TASK BRIEF
Omit all images, then return the remaining material exactly as it stands.

---------- AVAILABLE DATA ----------

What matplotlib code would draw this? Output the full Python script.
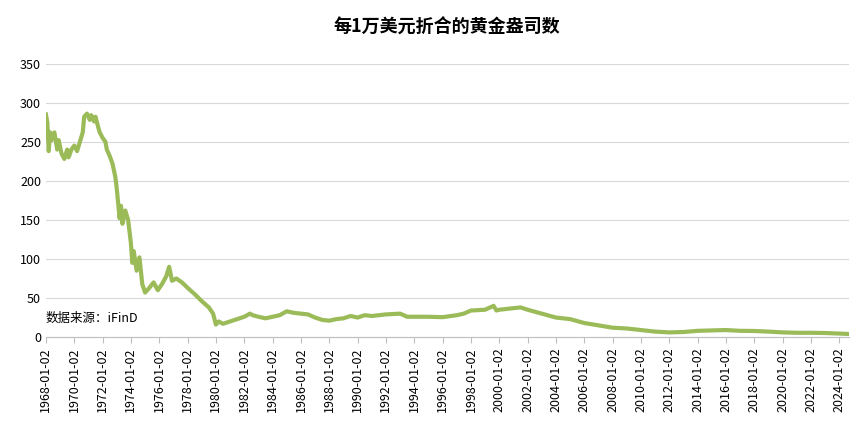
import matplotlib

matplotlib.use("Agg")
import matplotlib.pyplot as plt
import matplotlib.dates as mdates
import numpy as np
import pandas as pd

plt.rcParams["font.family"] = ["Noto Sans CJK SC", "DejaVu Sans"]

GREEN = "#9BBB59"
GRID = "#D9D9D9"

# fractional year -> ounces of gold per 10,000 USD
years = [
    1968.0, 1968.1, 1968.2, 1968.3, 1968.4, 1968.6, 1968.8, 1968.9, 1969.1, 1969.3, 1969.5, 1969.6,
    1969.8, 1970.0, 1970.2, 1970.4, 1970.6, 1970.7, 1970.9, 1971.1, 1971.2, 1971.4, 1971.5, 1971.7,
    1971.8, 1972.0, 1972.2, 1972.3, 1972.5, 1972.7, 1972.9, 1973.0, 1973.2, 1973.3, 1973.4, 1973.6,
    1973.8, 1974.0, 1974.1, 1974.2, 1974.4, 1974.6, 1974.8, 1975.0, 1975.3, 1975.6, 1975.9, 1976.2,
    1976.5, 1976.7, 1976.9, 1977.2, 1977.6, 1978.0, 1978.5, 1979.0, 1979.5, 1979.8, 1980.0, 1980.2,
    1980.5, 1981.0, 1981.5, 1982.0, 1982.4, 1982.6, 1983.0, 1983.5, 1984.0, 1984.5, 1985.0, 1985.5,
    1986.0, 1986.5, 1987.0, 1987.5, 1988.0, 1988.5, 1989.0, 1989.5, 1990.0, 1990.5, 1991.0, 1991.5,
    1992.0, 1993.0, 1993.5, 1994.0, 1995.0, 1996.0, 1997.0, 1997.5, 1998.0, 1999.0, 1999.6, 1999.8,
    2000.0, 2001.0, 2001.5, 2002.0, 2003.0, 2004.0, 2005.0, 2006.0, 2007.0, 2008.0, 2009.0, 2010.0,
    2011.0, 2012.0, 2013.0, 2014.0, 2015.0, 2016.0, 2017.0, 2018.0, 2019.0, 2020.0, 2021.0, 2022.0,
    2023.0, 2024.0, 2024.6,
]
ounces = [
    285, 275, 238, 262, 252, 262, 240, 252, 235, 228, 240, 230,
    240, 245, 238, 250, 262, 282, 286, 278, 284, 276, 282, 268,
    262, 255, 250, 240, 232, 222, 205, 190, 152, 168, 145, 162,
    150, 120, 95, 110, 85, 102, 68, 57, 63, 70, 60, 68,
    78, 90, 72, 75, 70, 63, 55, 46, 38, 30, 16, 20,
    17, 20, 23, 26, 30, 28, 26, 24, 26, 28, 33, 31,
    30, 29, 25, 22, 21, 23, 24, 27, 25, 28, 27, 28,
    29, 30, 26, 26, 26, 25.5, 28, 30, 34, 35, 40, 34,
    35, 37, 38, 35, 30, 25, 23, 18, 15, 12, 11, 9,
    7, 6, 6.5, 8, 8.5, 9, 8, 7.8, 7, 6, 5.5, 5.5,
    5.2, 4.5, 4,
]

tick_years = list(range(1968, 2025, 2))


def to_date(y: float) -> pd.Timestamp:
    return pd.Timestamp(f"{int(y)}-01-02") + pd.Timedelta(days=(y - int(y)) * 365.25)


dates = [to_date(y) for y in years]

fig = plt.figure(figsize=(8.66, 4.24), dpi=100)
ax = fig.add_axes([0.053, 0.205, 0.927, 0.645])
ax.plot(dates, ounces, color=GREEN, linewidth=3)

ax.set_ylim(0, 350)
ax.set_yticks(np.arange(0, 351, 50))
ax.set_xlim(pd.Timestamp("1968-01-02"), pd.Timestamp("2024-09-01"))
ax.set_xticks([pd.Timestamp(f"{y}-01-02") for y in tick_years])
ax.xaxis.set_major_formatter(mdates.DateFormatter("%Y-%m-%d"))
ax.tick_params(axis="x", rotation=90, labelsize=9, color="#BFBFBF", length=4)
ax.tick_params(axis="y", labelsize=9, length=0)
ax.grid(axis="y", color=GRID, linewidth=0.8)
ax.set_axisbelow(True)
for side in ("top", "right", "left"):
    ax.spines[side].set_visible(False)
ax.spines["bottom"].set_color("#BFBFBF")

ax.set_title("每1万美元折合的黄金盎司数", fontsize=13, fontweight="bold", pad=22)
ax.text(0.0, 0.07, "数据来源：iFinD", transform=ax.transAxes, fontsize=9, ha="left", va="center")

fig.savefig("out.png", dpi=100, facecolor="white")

----------

EXERCISE SOLUTION
What matplotlib code would draw this? Output the full Python script.
import matplotlib

matplotlib.use("Agg")
import matplotlib.pyplot as plt
import matplotlib.dates as mdates
import numpy as np
import pandas as pd

plt.rcParams["font.family"] = ["Noto Sans CJK SC", "DejaVu Sans"]

GREEN = "#9BBB59"
GRID = "#D9D9D9"

# fractional year -> ounces of gold per 10,000 USD
years = [
    1968.0, 1968.1, 1968.2, 1968.3, 1968.4, 1968.6, 1968.8, 1968.9, 1969.1, 1969.3, 1969.5, 1969.6,
    1969.8, 1970.0, 1970.2, 1970.4, 1970.6, 1970.7, 1970.9, 1971.1, 1971.2, 1971.4, 1971.5, 1971.7,
    1971.8, 1972.0, 1972.2, 1972.3, 1972.5, 1972.7, 1972.9, 1973.0, 1973.2, 1973.3, 1973.4, 1973.6,
    1973.8, 1974.0, 1974.1, 1974.2, 1974.4, 1974.6, 1974.8, 1975.0, 1975.3, 1975.6, 1975.9, 1976.2,
    1976.5, 1976.7, 1976.9, 1977.2, 1977.6, 1978.0, 1978.5, 1979.0, 1979.5, 1979.8, 1980.0, 1980.2,
    1980.5, 1981.0, 1981.5, 1982.0, 1982.4, 1982.6, 1983.0, 1983.5, 1984.0, 1984.5, 1985.0, 1985.5,
    1986.0, 1986.5, 1987.0, 1987.5, 1988.0, 1988.5, 1989.0, 1989.5, 1990.0, 1990.5, 1991.0, 1991.5,
    1992.0, 1993.0, 1993.5, 1994.0, 1995.0, 1996.0, 1997.0, 1997.5, 1998.0, 1999.0, 1999.6, 1999.8,
    2000.0, 2001.0, 2001.5, 2002.0, 2003.0, 2004.0, 2005.0, 2006.0, 2007.0, 2008.0, 2009.0, 2010.0,
    2011.0, 2012.0, 2013.0, 2014.0, 2015.0, 2016.0, 2017.0, 2018.0, 2019.0, 2020.0, 2021.0, 2022.0,
    2023.0, 2024.0, 2024.6,
]
ounces = [
    285, 275, 238, 262, 252, 262, 240, 252, 235, 228, 240, 230,
    240, 245, 238, 250, 262, 282, 286, 278, 284, 276, 282, 268,
    262, 255, 250, 240, 232, 222, 205, 190, 152, 168, 145, 162,
    150, 120, 95, 110, 85, 102, 68, 57, 63, 70, 60, 68,
    78, 90, 72, 75, 70, 63, 55, 46, 38, 30, 16, 20,
    17, 20, 23, 26, 30, 28, 26, 24, 26, 28, 33, 31,
    30, 29, 25, 22, 21, 23, 24, 27, 25, 28, 27, 28,
    29, 30, 26, 26, 26, 25.5, 28, 30, 34, 35, 40, 34,
    35, 37, 38, 35, 30, 25, 23, 18, 15, 12, 11, 9,
    7, 6, 6.5, 8, 8.5, 9, 8, 7.8, 7, 6, 5.5, 5.5,
    5.2, 4.5, 4,
]

tick_years = list(range(1968, 2025, 2))


def to_date(y: float) -> pd.Timestamp:
    return pd.Timestamp(f"{int(y)}-01-02") + pd.Timedelta(days=(y - int(y)) * 365.25)


dates = [to_date(y) for y in years]

fig = plt.figure(figsize=(8.66, 4.24), dpi=100)
ax = fig.add_axes([0.053, 0.205, 0.927, 0.645])
ax.plot(dates, ounces, color=GREEN, linewidth=3)

ax.set_ylim(0, 350)
ax.set_yticks(np.arange(0, 351, 50))
ax.set_xlim(pd.Timestamp("1968-01-02"), pd.Timestamp("2024-09-01"))
ax.set_xticks([pd.Timestamp(f"{y}-01-02") for y in tick_years])
ax.xaxis.set_major_formatter(mdates.DateFormatter("%Y-%m-%d"))
ax.tick_params(axis="x", rotation=90, labelsize=9, color="#BFBFBF", length=4)
ax.tick_params(axis="y", labelsize=9, length=0)
ax.grid(axis="y", color=GRID, linewidth=0.8)
ax.set_axisbelow(True)
for side in ("top", "right", "left"):
    ax.spines[side].set_visible(False)
ax.spines["bottom"].set_color("#BFBFBF")

ax.set_title("每1万美元折合的黄金盎司数", fontsize=13, fontweight="bold", pad=22)
ax.text(0.0, 0.07, "数据来源：iFinD", transform=ax.transAxes, fontsize=9, ha="left", va="center")

fig.savefig("out.png", dpi=100, facecolor="white")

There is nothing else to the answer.